Fractals started to be considered mathematical in nature when Leibniz considered recursive self similarity. However, a graph that can be considered fractal did not exist until 1872, when Karl Weierstrass was able to create a function that is "continuous everywhere yet differentiable nowhere".

Fractals are considered to be important because they define images that are otherwise cannot be defined by Euclidean geometry. Fractals are described using algorithms and deals with objects that don't have integer dimensions. Some of the more prominent examples of fractals are the Cantor set, the Koch curve, the Sierpinski triangle, the Mandelbrot set, and the Lorenz model.

Contrary to its complicated nature, fractals do have a lot of uses in real life applications. First, we start with art. The image created by a fractal is complex yet striking, and has intrigued artists for a long time already. In fact, fractal art is considered to be true art. Artists such as Jackson Pollock and Max Ernst, has used fractal patterns to create seemingly chaotic yet defined forms. Even in African art and architecture fractal shapes and images are prevalent. In addition, some artists are inspired by fractal images when creating their own art forms. Not only that: fractal images are actually being used nowadays to create special effects. Utilized in shows such as Star Trek and Star Wars, fractals are used to create landscapes that are otherwise impossible with conventional technology. On a related note, fractals are also used in creating some computer graphics.

In addition, fractals are a very important part in biological studies. For example, a lot of objects in nature are composed of complex figures that are otherwise not possible to be defined by Euclidean shapes. Most natural objects, such as clouds and organic structures, resemble fractals. As such, fractals can be used to capture images of these complex structures. In addition, fractals are used to predict or analyze various biological processes or phenomena such as the growth pattern of bacteria, the pattern of situations such as nerve dendrites, etc.

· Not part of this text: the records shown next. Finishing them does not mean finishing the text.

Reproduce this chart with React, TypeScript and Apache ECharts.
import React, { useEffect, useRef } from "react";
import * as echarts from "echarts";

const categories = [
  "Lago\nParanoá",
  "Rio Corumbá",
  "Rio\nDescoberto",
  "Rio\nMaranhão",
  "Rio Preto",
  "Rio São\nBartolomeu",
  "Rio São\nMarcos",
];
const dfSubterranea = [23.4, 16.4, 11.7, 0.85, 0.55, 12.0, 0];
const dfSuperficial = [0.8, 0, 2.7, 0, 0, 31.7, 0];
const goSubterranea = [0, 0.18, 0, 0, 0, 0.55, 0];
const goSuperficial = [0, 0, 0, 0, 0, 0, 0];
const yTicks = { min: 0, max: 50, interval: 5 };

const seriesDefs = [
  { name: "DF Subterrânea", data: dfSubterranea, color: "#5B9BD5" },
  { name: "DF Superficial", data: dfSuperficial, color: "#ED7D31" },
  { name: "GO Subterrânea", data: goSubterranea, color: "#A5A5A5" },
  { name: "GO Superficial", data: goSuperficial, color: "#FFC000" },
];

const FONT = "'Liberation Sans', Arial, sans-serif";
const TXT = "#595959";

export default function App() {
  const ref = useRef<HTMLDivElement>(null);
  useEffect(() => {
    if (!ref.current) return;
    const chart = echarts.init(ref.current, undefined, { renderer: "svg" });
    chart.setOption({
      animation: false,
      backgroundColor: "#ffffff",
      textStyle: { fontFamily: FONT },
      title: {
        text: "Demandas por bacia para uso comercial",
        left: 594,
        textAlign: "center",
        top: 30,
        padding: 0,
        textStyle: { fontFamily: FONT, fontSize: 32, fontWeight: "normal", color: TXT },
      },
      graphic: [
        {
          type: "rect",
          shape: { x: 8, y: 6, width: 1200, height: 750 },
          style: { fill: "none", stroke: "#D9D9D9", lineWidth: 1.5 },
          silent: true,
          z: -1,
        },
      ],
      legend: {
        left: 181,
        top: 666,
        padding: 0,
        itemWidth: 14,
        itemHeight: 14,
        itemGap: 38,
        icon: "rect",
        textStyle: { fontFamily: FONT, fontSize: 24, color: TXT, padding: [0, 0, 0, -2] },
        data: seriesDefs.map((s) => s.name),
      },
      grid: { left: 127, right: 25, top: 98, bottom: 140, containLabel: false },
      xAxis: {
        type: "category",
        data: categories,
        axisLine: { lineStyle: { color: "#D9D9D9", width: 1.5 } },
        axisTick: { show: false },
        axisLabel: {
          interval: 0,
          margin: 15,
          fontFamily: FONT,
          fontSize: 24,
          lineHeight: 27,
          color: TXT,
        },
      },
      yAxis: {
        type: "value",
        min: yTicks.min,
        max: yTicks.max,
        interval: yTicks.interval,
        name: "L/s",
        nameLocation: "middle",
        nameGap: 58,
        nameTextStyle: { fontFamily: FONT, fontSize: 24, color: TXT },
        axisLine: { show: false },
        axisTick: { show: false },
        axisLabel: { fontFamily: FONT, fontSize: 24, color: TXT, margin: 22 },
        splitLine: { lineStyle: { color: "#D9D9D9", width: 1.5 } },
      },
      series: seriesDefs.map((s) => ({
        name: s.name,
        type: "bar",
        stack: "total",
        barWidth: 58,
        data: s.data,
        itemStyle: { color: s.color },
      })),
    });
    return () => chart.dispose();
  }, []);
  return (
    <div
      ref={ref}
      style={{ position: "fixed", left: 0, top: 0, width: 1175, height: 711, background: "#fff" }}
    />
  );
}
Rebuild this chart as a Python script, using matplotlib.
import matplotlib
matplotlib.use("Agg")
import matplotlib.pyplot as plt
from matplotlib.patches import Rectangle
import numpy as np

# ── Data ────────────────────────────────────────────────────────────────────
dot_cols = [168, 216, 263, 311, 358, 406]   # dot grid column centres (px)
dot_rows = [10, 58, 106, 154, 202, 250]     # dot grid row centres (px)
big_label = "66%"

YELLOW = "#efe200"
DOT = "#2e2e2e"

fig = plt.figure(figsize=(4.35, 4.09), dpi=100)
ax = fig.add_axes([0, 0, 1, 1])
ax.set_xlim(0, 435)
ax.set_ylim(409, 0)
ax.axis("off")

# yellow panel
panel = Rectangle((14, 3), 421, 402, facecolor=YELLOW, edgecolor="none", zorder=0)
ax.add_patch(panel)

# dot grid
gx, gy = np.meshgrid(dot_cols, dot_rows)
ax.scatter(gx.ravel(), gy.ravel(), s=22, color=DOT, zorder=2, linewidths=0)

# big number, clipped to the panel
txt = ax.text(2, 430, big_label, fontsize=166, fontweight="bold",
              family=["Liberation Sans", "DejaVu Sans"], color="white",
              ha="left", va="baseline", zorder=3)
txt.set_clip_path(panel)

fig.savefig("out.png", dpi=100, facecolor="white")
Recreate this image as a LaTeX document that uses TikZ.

And speaking of imaging, one of the most important uses of fractals is with regards to image compressing. A pretty controversial process, it takes an image and expresses it into an iterated system of functions. This image is displayed quickly and is expressed in detail in any magnification.

All in all, studying fractals is both a complicated yet interesting branch of mathematic study. And yet despite all its intricacies, it still proves to be a useful tool.